It’s that time of year again. The tiresome annual battle between summer term sports and public exams. The clash of priorities between a multi team, multi sport fixture list and a population of teachers parents and pupils terrified of exam under-performance.
There is no science which directly correlates additional time spent in classrooms with academic performance. All studies which took time away from books and replaced it with exercise consistently found that improvement in tests resulted.
Equally robust are the experiments on the impact of physical activity on learning, concentration and the performance of the brain. It is surprising how invisible these findings are in schools, and how readily the myth of maximized hours replaces it.
It is with ever decreasing confidence that schools appear to oppose parental will to forbid children to participate in summer sports. The confusion of priorities leads to ready acquiescence to requests or demands to take no part in games. Cricket, rowing and tennis are the leading victims.
This results in an impossible situation, in which schools scrabble round to fill teams, and to avoid the call of shame to cancel the match. The simple relief of fulfilling the demands of the fixture card is a triumph in itself. There is no school that has never consulted the weather forecast in the hope that the looming cancellation could be justified by rain.
Oddly, this has little impact on the playing standards of the top teams. Many senior cricket teams have never been of higher standard, Henley times have never been faster, and the top tennis teams continue to amaze. Year-round high performance mechanisms are reflected in ever improving performances – but for an increasing minority of pupils. Few indeed are the schools with mass participation of willing teams through a programme of summer Saturdays. Fewer are the lower ability cricket teams without conscripts in the ranks.
It would be relatively straightforward for schools to analyse the data they already hold of exam performance relative to expectation and of value added. This could be correlated with levels of commitment to summer sport to gain a better understanding of the real impact. Some schools have done this, but are reluctant to share results for fear of undermining their own programmes.
This problem is not about to go away. Hopes that revised A Level arrangements will restore mass participation of Lower Sixth to Twentieth Century levels are misguided. Any impact is likely to be small.

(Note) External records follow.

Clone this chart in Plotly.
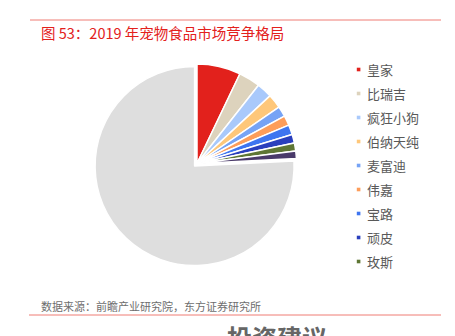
import plotly.graph_objects as go

labels = ["皇家", "比瑞吉", "疯狂小狗", "伯纳天纯", "麦富迪", "伟嘉", "宝路", "顽皮", "玫斯", "其他品牌", "其他"]
values = [7.1, 3.5, 2.5, 2.3, 1.7, 1.6, 1.6, 1.4, 1.3, 1.2, 75.8]
colors = ["#e2211c", "#ddd3bd", "#a9c9fb", "#fec77a", "#76a3f5", "#fd9d5a",
          "#3e75f0", "#2a3fbd", "#5e7634", "#4a3a6a", "#dedede"]
pulls = [0, 0, 0, 0, 0, 0, 0, 0, 0, 0, 0.035]
legend_count = 9

W, H = 455, 336
font = "Noto Sans CJK SC"

fig = go.Figure()
fig.add_trace(go.Pie(
    labels=labels, values=values, sort=False, direction="clockwise", rotation=0,
    marker=dict(colors=colors, line=dict(color="white", width=1.5)),
    pull=pulls, textinfo="none", hoverinfo="none", showlegend=False,
    domain=dict(x=[94 / W, 300 / W], y=[1 - 268 / H, 1 - 59 / H]),
))

shapes = [
    dict(type="line", xref="paper", yref="paper", x0=30 / W, x1=441 / W,
         y0=1 - 20 / H, y1=1 - 20 / H, line=dict(color="#ef7d74", width=1)),
    dict(type="line", xref="paper", yref="paper", x0=29 / W, x1=441 / W,
         y0=1 - 315 / H, y1=1 - 315 / H, line=dict(color="#ef7d74", width=1)),
]
annotations = [
    dict(text="图 53：2019 年宠物食品市场竞争格局", x=39 / W, y=1 - 32 / H, xref="paper", yref="paper",
         xanchor="left", yanchor="middle", showarrow=False,
         font=dict(family=font, size=14.5, color="#e3211c")),
    dict(text="数据来源：前瞻产业研究院，东方证券研究所", x=39 / W, y=1 - 306 / H, xref="paper", yref="paper",
         xanchor="left", yanchor="middle", showarrow=False,
         font=dict(family=font, size=11, color="#6e6e6e")),
    dict(text="<b>投资建议</b>", x=277 / W, y=1 - 317 / H, xref="paper", yref="paper",
         xanchor="center", yanchor="top", showarrow=False,
         font=dict(family=font, size=25, color="#666666")),
]

y0 = 69.5
step = 24
for i in range(legend_count):
    yc = y0 + i * step
    shapes.append(dict(type="rect", xref="paper", yref="paper",
                       x0=356.8 / W, x1=360.4 / W, y0=1 - (yc + 1.8) / H, y1=1 - (yc - 1.8) / H,
                       fillcolor=colors[i], line=dict(width=0)))
    annotations.append(dict(text=labels[i], x=364.5 / W, y=1 - yc / H, xref="paper", yref="paper",
                            xanchor="left", yanchor="middle", showarrow=False,
                            font=dict(family=font, size=13, color="#595959")))

fig.update_layout(
    width=W, height=H, margin=dict(l=0, r=0, t=0, b=0),
    paper_bgcolor="white", plot_bgcolor="white",
    shapes=shapes, annotations=annotations,
)
fig.write_html("out.html")
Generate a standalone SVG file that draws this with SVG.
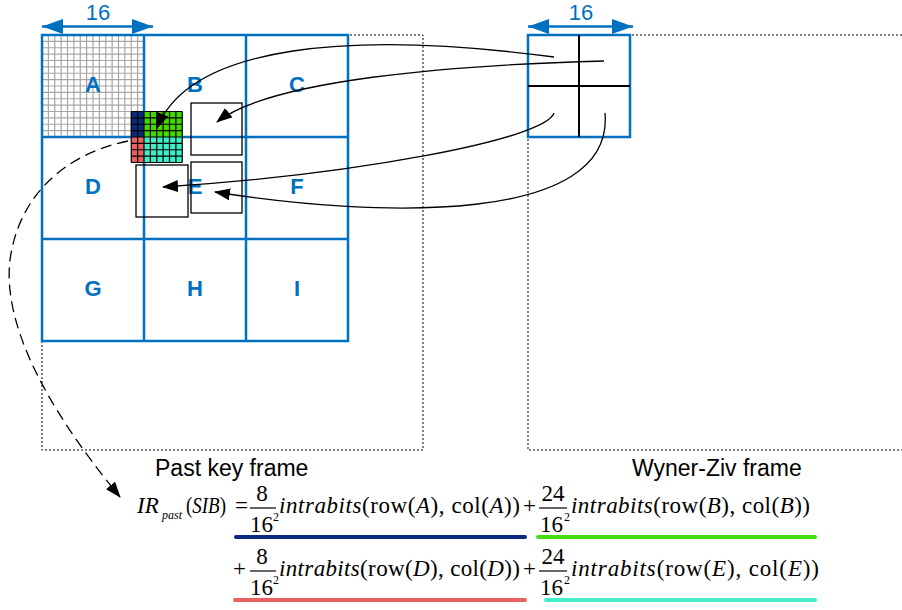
<svg xmlns="http://www.w3.org/2000/svg" width="902" height="610" viewBox="0 0 902 610">
<style>
.blue{stroke:#0070C0;stroke-width:2.5;fill:none}
.dot{stroke:#000;stroke-width:1;stroke-dasharray:2,2;fill:none}
.lbl{font-family:"Liberation Sans",Arial,sans-serif;font-weight:bold;font-size:22px;fill:#0070C0;text-anchor:middle}
.dim{font-family:"Liberation Sans",Arial,sans-serif;font-size:22px;fill:#0070C0;text-anchor:middle}
.cap{font-family:"Liberation Sans",Arial,sans-serif;font-size:23px;fill:#000}
.m{font-family:"Liberation Serif","Times New Roman",serif;font-size:23px;fill:#000}
.sm{font-family:"Liberation Serif","Times New Roman",serif;font-size:12px;fill:#000}
.i{font-style:italic}
.mid{text-anchor:middle}
.box{stroke:#000;stroke-width:1.3;fill:none}
.conn{stroke:#000;stroke-width:1.3;fill:none}
.bar{stroke:#000;stroke-width:1.2}
.ul{stroke-width:4;stroke-linecap:round;fill:none}
</style>
<defs>
<marker id="ah" viewBox="0 0 16 12" refX="15" refY="6" markerWidth="16" markerHeight="12" markerUnits="userSpaceOnUse" orient="auto">
<path d="M0,0 L16,6 L0,12 z" fill="#000"/>
</marker>
<marker id="bh" viewBox="0 0 21 15" refX="21" refY="7.5" markerWidth="21" markerHeight="15" markerUnits="userSpaceOnUse" orient="auto-start-reverse">
<path d="M0,0 L21,7.5 L0,15 z" fill="#0070C0"/>
</marker>
</defs>

<g id="past-frame">
<rect class="dot" x="42" y="35" width="381" height="415"/>
<g id="grid-A" stroke="#A6A6A6" stroke-width="1.2" fill="none">
<path d="M48.375,35V137M54.75,35V137M61.125,35V137M67.5,35V137M73.875,35V137M80.25,35V137M86.625,35V137M93,35V137M99.375,35V137M105.75,35V137M112.125,35V137M118.5,35V137M124.875,35V137M131.25,35V137M137.625,35V137"/>
<path d="M42,41.375H144M42,47.75H144M42,54.125H144M42,60.5H144M42,66.875H144M42,73.25H144M42,79.625H144M42,86H144M42,92.375H144M42,98.75H144M42,105.125H144M42,111.5H144M42,117.875H144M42,124.25H144M42,130.625H144"/>
</g>
<g id="macroblocks" class="blue">
<rect x="42" y="35" width="306" height="306"/>
<path d="M144,35V341M246,35V341M42,137H348M42,239H348"/>
</g>
<text class="lbl" x="93" y="92">A</text>
<text class="lbl" x="195" y="92">B</text>
<text class="lbl" x="297" y="92">C</text>
<text class="lbl" x="93" y="194">D</text>
<text class="lbl" x="195" y="194">E</text>
<text class="lbl" x="297" y="194">F</text>
<text class="lbl" x="93" y="296">G</text>
<text class="lbl" x="195" y="296">H</text>
<text class="lbl" x="297" y="296">I</text>
</g>

<g id="sib-block">
<rect x="131.25" y="111.5" width="12.75" height="25.5" fill="#0A2A7C"/>
<rect x="144" y="111.5" width="38.25" height="25.5" fill="#44D800"/>
<rect x="131.25" y="137" width="12.75" height="25.5" fill="#E8605C"/>
<rect x="144" y="137" width="38.25" height="25.5" fill="#3EEEC8"/>
<path stroke="#000" stroke-width="1.2" fill="none" d="M131.25,111.5V162.5M137.625,111.5V162.5M144,111.5V162.5M150.375,111.5V162.5M156.75,111.5V162.5M163.125,111.5V162.5M169.5,111.5V162.5M175.875,111.5V162.5M182.25,111.5V162.5M131.25,111.5H182.25M131.25,117.875H182.25M131.25,124.25H182.25M131.25,130.625H182.25M131.25,137H182.25M131.25,143.375H182.25M131.25,149.75H182.25M131.25,156.125H182.25M131.25,162.5H182.25"/>
</g>

<g id="ref-box-B"><rect class="box" x="191" y="103" width="51" height="52"/></g>
<g id="ref-box-E"><rect class="box" x="191" y="162" width="51" height="51"/></g>
<g id="ref-box-D"><rect class="box" x="136" y="165" width="52" height="52"/></g>

<g id="wz-frame">
<rect class="dot" x="528" y="35" width="380" height="415"/>
<rect class="blue" x="528" y="35" width="102" height="102" fill="#fff"/>
<path d="M579,35V137M528,86H630" stroke="#000" stroke-width="2" fill="none"/>
</g>

<g id="dims">
<line class="blue" x1="42" y1="26.5" x2="153" y2="26.5" marker-start="url(#bh)" marker-end="url(#bh)"/>
<text class="dim" x="98" y="20">16</text>
<line class="blue" x1="528" y1="26.5" x2="633" y2="26.5" marker-start="url(#bh)" marker-end="url(#bh)"/>
<text class="dim" x="581" y="20">16</text>
</g>

<g id="connectors">
<path class="conn" d="M554,57 C350,30 190,45 157,128" marker-end="url(#ah)"/>
<path class="conn" d="M604,61 C450,65 270,80 217,122" marker-end="url(#ah)"/>
<path class="conn" d="M554,113 C545,140 350,175 163,187" marker-end="url(#ah)"/>
<path class="conn" d="M605,113 C615,225 380,218 215,192" marker-end="url(#ah)"/>
<path class="conn" stroke-dasharray="11,6" d="M128,141 C60,155 18,200 10,260 C3,320 40,400 120,497" marker-end="url(#ah)"/>
</g>

<g id="captions">
<text class="cap" x="155" y="476">Past key frame</text>
<text class="cap" x="632" y="476">Wyner-Ziv frame</text>
</g>

<g id="equation">
<text class="m i" x="137" y="513" font-size="24">IR</text>
<text class="sm i" x="162" y="519">past</text>
<text class="m" x="186" y="513" textLength="40" lengthAdjust="spacingAndGlyphs">(<tspan class="i">SIB</tspan>)</text>
<text class="m" x="235" y="513">=</text>
<text class="m mid" x="262" y="501">8</text>
<line class="bar" x1="250" y1="508" x2="276" y2="508"/>
<text class="m" x="250" y="532">16</text>
<text class="sm" x="273" y="521">2</text>
<text class="m" x="279" y="513" textLength="241" lengthAdjust="spacing"><tspan class="i">intrabits</tspan>(row(<tspan class="i">A</tspan>), col(<tspan class="i">A</tspan>))</text>
<text class="m" x="523" y="513">+</text>
<text class="m mid" x="553" y="501">24</text>
<line class="bar" x1="539" y1="508" x2="567" y2="508"/>
<text class="m" x="540" y="532">16</text>
<text class="sm" x="564" y="521">2</text>
<text class="m" x="571" y="513" textLength="239" lengthAdjust="spacing"><tspan class="i">intrabits</tspan>(row(<tspan class="i">B</tspan>), col(<tspan class="i">B</tspan>))</text>

<text class="m" x="233" y="576">+</text>
<text class="m mid" x="262" y="564">8</text>
<line class="bar" x1="250" y1="571" x2="276" y2="571"/>
<text class="m" x="250" y="595">16</text>
<text class="sm" x="273" y="584">2</text>
<text class="m" x="279" y="576" textLength="241" lengthAdjust="spacing"><tspan class="i">intrabits</tspan>(row(<tspan class="i">D</tspan>), col(<tspan class="i">D</tspan>))</text>
<text class="m" x="523" y="576">+</text>
<text class="m mid" x="553" y="564">24</text>
<line class="bar" x1="539" y1="571" x2="567" y2="571"/>
<text class="m" x="540" y="595">16</text>
<text class="sm" x="564" y="584">2</text>
<text class="m" x="571" y="576" textLength="248" lengthAdjust="spacing"><tspan class="i">intrabits</tspan>(row(<tspan class="i">E</tspan>), col(<tspan class="i">E</tspan>))</text>

<path class="ul" stroke="#0A2A80" d="M236,537H525"/>
<path class="ul" stroke="#44DD11" d="M538,537H815"/>
<path class="ul" stroke="#E86060" d="M235,600H525"/>
<path class="ul" stroke="#40EEC8" d="M546,600H815"/>
</g>
</svg>
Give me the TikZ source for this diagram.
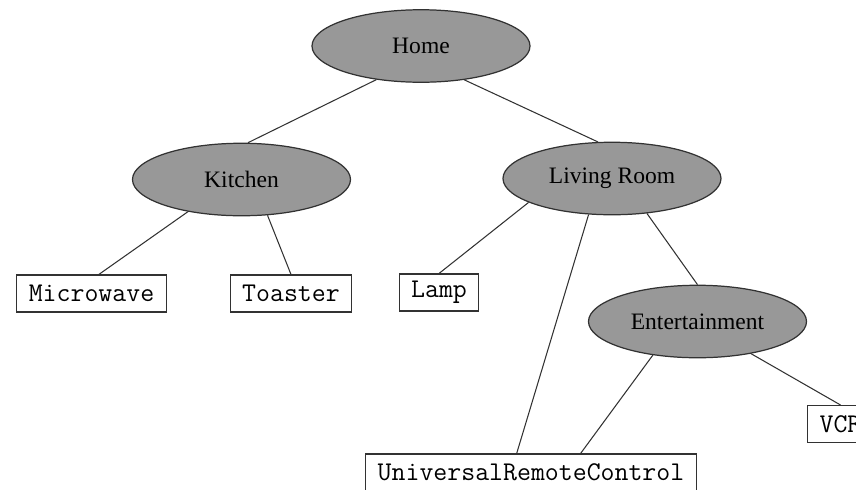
\documentclass[tikz,border=0pt]{standalone}
\usepackage{fontspec}
\setmainfont{Liberation Serif}
\usetikzlibrary{shapes.geometric,positioning}

\definecolor{roomgray}{RGB}{152,152,152}
\definecolor{edgegray}{RGB}{50,50,50}

\tikzset{
  room/.style={ellipse,draw=edgegray,fill=roomgray,line width=0.7pt,
    minimum width=4.36cm,minimum height=1.45cm,inner sep=0pt,
    font=\fontsize{13.4}{16}\selectfont},
  device/.style={rectangle,draw=edgegray,line width=0.6pt,
    minimum height=0.74cm,inner xsep=0.24cm,inner ysep=0pt,
    font=\fontsize{15.4}{18}\selectfont\ttfamily}
}

\begin{document}
\begin{tikzpicture}[node distance=2cm,on grid,every edge/.style={draw=edgegray,line width=0.6pt}]
\useasboundingbox (-8.42,0.92) rectangle (8.70,-8.86);
\node[room] (home) {Home};
\node[room] (kitchen) [below left=2.67cm and 3.59cm of home] {Kitchen};
\node[room] (living) [below right=2.65cm and 3.82cm of home] {Living Room};
\node[room] (ent) [below right=2.86cm and 1.71cm of living] {Entertainment};
\node[device] (micro) [below left=2.28cm and 3.0cm of kitchen] {Microwave};
\node[device] (toaster) [below right=2.28cm and 0.99cm of kitchen] {Toaster};
\node[device] (lamp) [below left=2.28cm and 3.46cm of living] {Lamp};
\node[device] (vcr) [below right=2.05cm and 2.86cm of ent] {VCR};
\node[device] (urc) [below left=3.02cm and 3.33cm of ent] {UniversalRemoteControl};
\path

(home.217) edge (kitchen.80)
(home.322) edge (living.111)

%%
(kitchen.211) edge (micro.69)
(kitchen.306) edge (toaster.north)

%%
(living.196) edge (lamp.north)
(living.237) edge (urc.127)
(living.315) edge (ent.north)

%%%
(ent.217) edge (urc.21.5)
(ent.329) edge (vcr.north)
;
\end{tikzpicture}
\end{document}
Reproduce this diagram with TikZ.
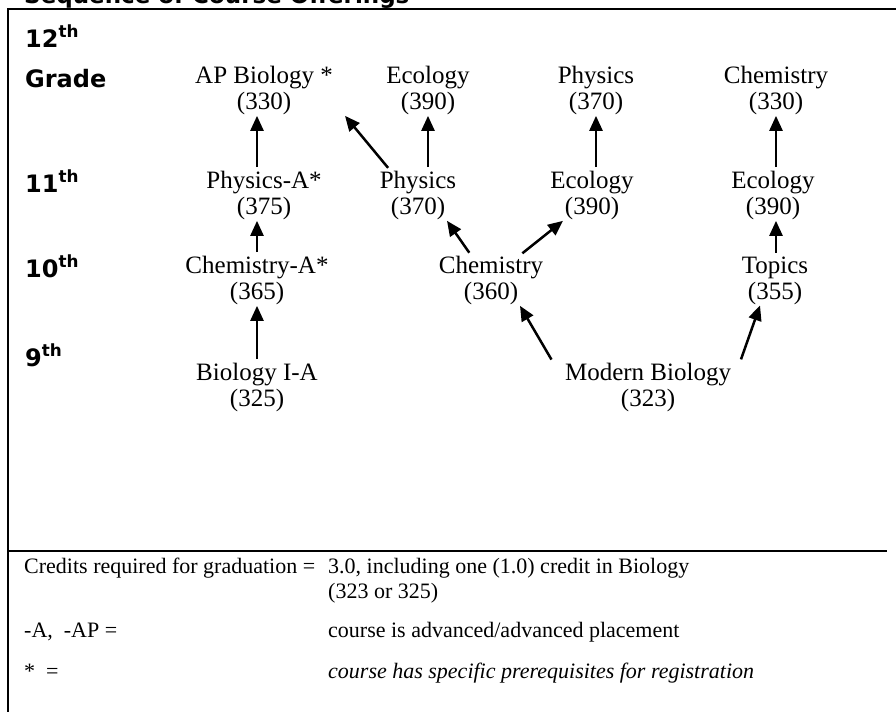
\documentclass[tikz,border=0pt]{standalone}
\usepackage{fontspec}
\setmainfont{Liberation Serif}
\newfontfamily\gradefont{DejaVu Sans}
\usetikzlibrary{arrows.meta}

\begin{document}
\begin{tikzpicture}[x=1pt, y=-1pt,
    course/.style={align=center, inner sep=0pt, outer sep=1pt,
        font=\fontsize{25}{26}\selectfont},
    grade/.style={anchor=base west, inner sep=0pt,
        font=\gradefont\bfseries\fontsize{24}{28}\selectfont},
    note/.style={anchor=base west, inner sep=0pt,
        font=\fontsize{22}{25}\selectfont},
    prereq/.style={-{Triangle[length=15pt, width=13pt]}, line width=2.5pt,
        shorten <=3pt}]

\useasboundingbox (0, 0) rectangle (896, 712);

\node[anchor=base west, inner sep=0pt, font=\gradefont\bfseries\fontsize{23}{27}\selectfont]
    (title) at (24, 3) {Sequence of Course Offerings};

\draw[line width=2pt] (896, 9) -- (8, 9) -- (8, 712);
\draw[line width=2pt] (8, 551) -- (887, 551);

\node[grade] (g12) at (25, 47) {12\textsuperscript{th}};
\node[grade] (g12b) at (25, 87) {Grade};
\node[grade] (g11) at (25, 192) {11\textsuperscript{th}};
\node[grade] (g10) at (25, 277) {10\textsuperscript{th}};
\node[grade] (g9) at (25, 366) {9\textsuperscript{th}};

\node[course] (apbio) at (264, 90.5) {AP Biology *\\(330)};
\node[course] (eco12) at (428, 90.5) {Ecology\\(390)};
\node[course] (phys12) at (596, 90.5) {Physics\\(370)};
\node[course] (chem12) at (776, 90.5) {Chemistry\\(330)};

\node[course] (physA) at (264, 195.5) {Physics-A*\\(375)};
\node[course] (phys11) at (418, 195.5) {Physics\\(370)};
\node[course] (eco11) at (592, 195.5) {Ecology\\(390)};
\node[course] (eco11r) at (773, 195.5) {Ecology\\(390)};

\node[course] (chemA) at (257, 280.5) {Chemistry-A*\\(365)};
\node[course] (chem10) at (491, 280.5) {Chemistry\\(360)};
\node[course] (topics) at (775, 280.5) {Topics\\(355)};

\node[course] (bioA) at (257, 387.5) {Biology I-A\\(325)};
\node[course] (modbio) at (648, 387.5) {Modern Biology\\(323)};

\draw[prereq] (bioA.north) -- (chemA.south);
\draw[prereq] (chemA.north) -- (chemA.north |- physA.south);
\draw[prereq] (physA.north -| chemA) -- (apbio.south -| chemA);
\draw[prereq] ([xshift=-28pt]phys11.north) -- ([xshift=81pt]apbio.south);
\draw[prereq] (eco12.south |- phys11.north) -- (eco12.south);
\draw[prereq] (phys12.south |- eco11.north) -- (phys12.south);
\draw[prereq] (chem12.south |- eco11r.north) -- (chem12.south);

\draw[prereq] ([xshift=-20pt]chem10.north) -- ([xshift=29pt]phys11.south);
\draw[prereq] ([xshift=29pt]chem10.north) -- ([xshift=-29pt]eco11.south);
\draw[prereq] (topics.north -| chem12) -- (eco11r.south -| chem12);

\draw[prereq] ([xshift=-95pt]modbio.north) -- ([xshift=29pt]chem10.south);
\draw[prereq] ([xshift=92pt]modbio.north) -- ([xshift=-15pt]topics.south);

\node[note] (credits) at (24, 573) {Credits required for graduation =};
\node[note] (creditsval) at (328, 573) {3.0, including one (1.0) credit in Biology};
\node[note] (creditsbio) at (328, 598) {(323 or 325)};
\node[note] (adv) at (24, 637) {-A,\ \ -AP =};
\node[note] (advval) at (328, 637) {course is advanced/advanced placement};
\node[note] (star) at (24, 678) {*\ \ =};
\node[note] (starval) at (328, 678) {\itshape course has specific prerequisites for registration};

\end{tikzpicture}
\end{document}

The judgment of whether to maintain summer sports in their historic form has to be based on science, not vague conviction that it does no harm. Arguments based on values from Victorian era appear insubstantial and unconvincing to parents desperate for exam grades, and to teachers whose performance is assessed on them. The only way forward is for the sector to collaborate in gathering and sharing meaningful data, and to leverage and recognize the robust science of the impact of exercise on learning. A campaign of educating all parties of the ream impact is overdue.
The battleground will, ironically, be an academic one – not an emotional one.